# Short task
Repeat the listing exactly as given, omitting every image.

# Source excerpt
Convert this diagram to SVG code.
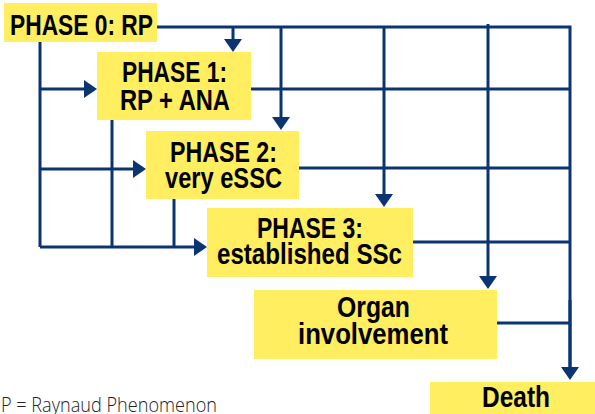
<svg xmlns="http://www.w3.org/2000/svg" width="595" height="414" viewBox="0 0 595 414">
<style>
.box{fill:#FFEE60}
.t{font-family:"Liberation Sans",Arial,sans-serif;font-weight:bold;font-size:29px;fill:#000}
.ln{fill:none;stroke:#0B3572;stroke-width:3}
.arr{fill:none;stroke:#0B3572;stroke-width:3;marker-end:url(#ah)}
.note{font-family:"Open Sans","Liberation Sans",sans-serif;font-weight:300;font-size:21px;fill:#222}
</style>
<defs>
<marker id="ah" markerUnits="userSpaceOnUse" markerWidth="13" markerHeight="18" refX="2" refY="9" orient="auto" viewBox="0 0 13 18">
<path d="M0,0 L13,9 L0,18 z" fill="#0B3572"/>
</marker>
</defs>
<rect x="0" y="0" width="595" height="414" fill="#fff"/>
<g id="connectors">
<path class="ln" d="M157,27 H570 V369"/>
<path class="ln" d="M40,42 V247"/>
<path class="ln" d="M112,120 V247"/>
<path class="ln" d="M174,199 V247"/>
<path class="ln" d="M251,89 H570"/>
<path class="ln" d="M299,168 H570"/>
<path class="ln" d="M413,242 H570"/>
<path class="ln" d="M497,323 H570"/>
<path class="arr" d="M233,27 V41"/>
<path class="arr" d="M281,27 V119"/>
<path class="arr" d="M384,26 V196"/>
<path class="arr" d="M488,24 V278"/>
<path class="arr" d="M570,300 V369"/>
<path class="arr" d="M40,89 H86"/>
<path class="arr" d="M40,169 H135"/>
<path class="arr" d="M40,247 H196"/>
</g>
<g id="phase0">
<rect class="box" x="4" y="3" width="153" height="39"/>
<text class="t" x="10" y="35" textLength="143" lengthAdjust="spacingAndGlyphs">PHASE 0: RP</text>
</g>
<g id="phase1">
<rect class="box" x="97" y="52" width="154" height="68"/>
<text class="t" x="122" y="82" textLength="105" lengthAdjust="spacingAndGlyphs">PHASE 1:</text>
<text class="t" x="120" y="110" textLength="110" lengthAdjust="spacingAndGlyphs">RP + ANA</text>
</g>
<g id="phase2">
<rect class="box" x="146" y="131" width="153" height="68"/>
<text class="t" x="170" y="162" textLength="107" lengthAdjust="spacingAndGlyphs">PHASE 2:</text>
<text class="t" x="165" y="188" textLength="117" lengthAdjust="spacingAndGlyphs">very eSSC</text>
</g>
<g id="phase3">
<rect class="box" x="207" y="208" width="206" height="69"/>
<text class="t" x="257" y="238" textLength="106" lengthAdjust="spacingAndGlyphs">PHASE 3:</text>
<text class="t" x="217" y="264" textLength="185" lengthAdjust="spacingAndGlyphs">established SSc</text>
</g>
<g id="organ">
<rect class="box" x="254" y="290" width="243" height="69"/>
<text class="t" x="337" y="317" textLength="73" lengthAdjust="spacingAndGlyphs">Organ</text>
<text class="t" x="298" y="344" textLength="150" lengthAdjust="spacingAndGlyphs">involvement</text>
</g>
<g id="death">
<rect class="box" x="430" y="382" width="165" height="32"/>
<text class="t" x="482" y="407" textLength="68" lengthAdjust="spacingAndGlyphs">Death</text>
</g>
<text class="note" x="1" y="412" textLength="216" lengthAdjust="spacingAndGlyphs">P = Raynaud Phenomenon</text>
</svg>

# Task output
Convert this diagram to SVG code.
<svg xmlns="http://www.w3.org/2000/svg" width="595" height="414" viewBox="0 0 595 414">
<style>
.box{fill:#FFEE60}
.t{font-family:"Liberation Sans",Arial,sans-serif;font-weight:bold;font-size:29px;fill:#000}
.ln{fill:none;stroke:#0B3572;stroke-width:3}
.arr{fill:none;stroke:#0B3572;stroke-width:3;marker-end:url(#ah)}
.note{font-family:"Open Sans","Liberation Sans",sans-serif;font-weight:300;font-size:21px;fill:#222}
</style>
<defs>
<marker id="ah" markerUnits="userSpaceOnUse" markerWidth="13" markerHeight="18" refX="2" refY="9" orient="auto" viewBox="0 0 13 18">
<path d="M0,0 L13,9 L0,18 z" fill="#0B3572"/>
</marker>
</defs>
<rect x="0" y="0" width="595" height="414" fill="#fff"/>
<g id="connectors">
<path class="ln" d="M157,27 H570 V369"/>
<path class="ln" d="M40,42 V247"/>
<path class="ln" d="M112,120 V247"/>
<path class="ln" d="M174,199 V247"/>
<path class="ln" d="M251,89 H570"/>
<path class="ln" d="M299,168 H570"/>
<path class="ln" d="M413,242 H570"/>
<path class="ln" d="M497,323 H570"/>
<path class="arr" d="M233,27 V41"/>
<path class="arr" d="M281,27 V119"/>
<path class="arr" d="M384,26 V196"/>
<path class="arr" d="M488,24 V278"/>
<path class="arr" d="M570,300 V369"/>
<path class="arr" d="M40,89 H86"/>
<path class="arr" d="M40,169 H135"/>
<path class="arr" d="M40,247 H196"/>
</g>
<g id="phase0">
<rect class="box" x="4" y="3" width="153" height="39"/>
<text class="t" x="10" y="35" textLength="143" lengthAdjust="spacingAndGlyphs">PHASE 0: RP</text>
</g>
<g id="phase1">
<rect class="box" x="97" y="52" width="154" height="68"/>
<text class="t" x="122" y="82" textLength="105" lengthAdjust="spacingAndGlyphs">PHASE 1:</text>
<text class="t" x="120" y="110" textLength="110" lengthAdjust="spacingAndGlyphs">RP + ANA</text>
</g>
<g id="phase2">
<rect class="box" x="146" y="131" width="153" height="68"/>
<text class="t" x="170" y="162" textLength="107" lengthAdjust="spacingAndGlyphs">PHASE 2:</text>
<text class="t" x="165" y="188" textLength="117" lengthAdjust="spacingAndGlyphs">very eSSC</text>
</g>
<g id="phase3">
<rect class="box" x="207" y="208" width="206" height="69"/>
<text class="t" x="257" y="238" textLength="106" lengthAdjust="spacingAndGlyphs">PHASE 3:</text>
<text class="t" x="217" y="264" textLength="185" lengthAdjust="spacingAndGlyphs">established SSc</text>
</g>
<g id="organ">
<rect class="box" x="254" y="290" width="243" height="69"/>
<text class="t" x="337" y="317" textLength="73" lengthAdjust="spacingAndGlyphs">Organ</text>
<text class="t" x="298" y="344" textLength="150" lengthAdjust="spacingAndGlyphs">involvement</text>
</g>
<g id="death">
<rect class="box" x="430" y="382" width="165" height="32"/>
<text class="t" x="482" y="407" textLength="68" lengthAdjust="spacingAndGlyphs">Death</text>
</g>
<text class="note" x="1" y="412" textLength="216" lengthAdjust="spacingAndGlyphs">P = Raynaud Phenomenon</text>
</svg>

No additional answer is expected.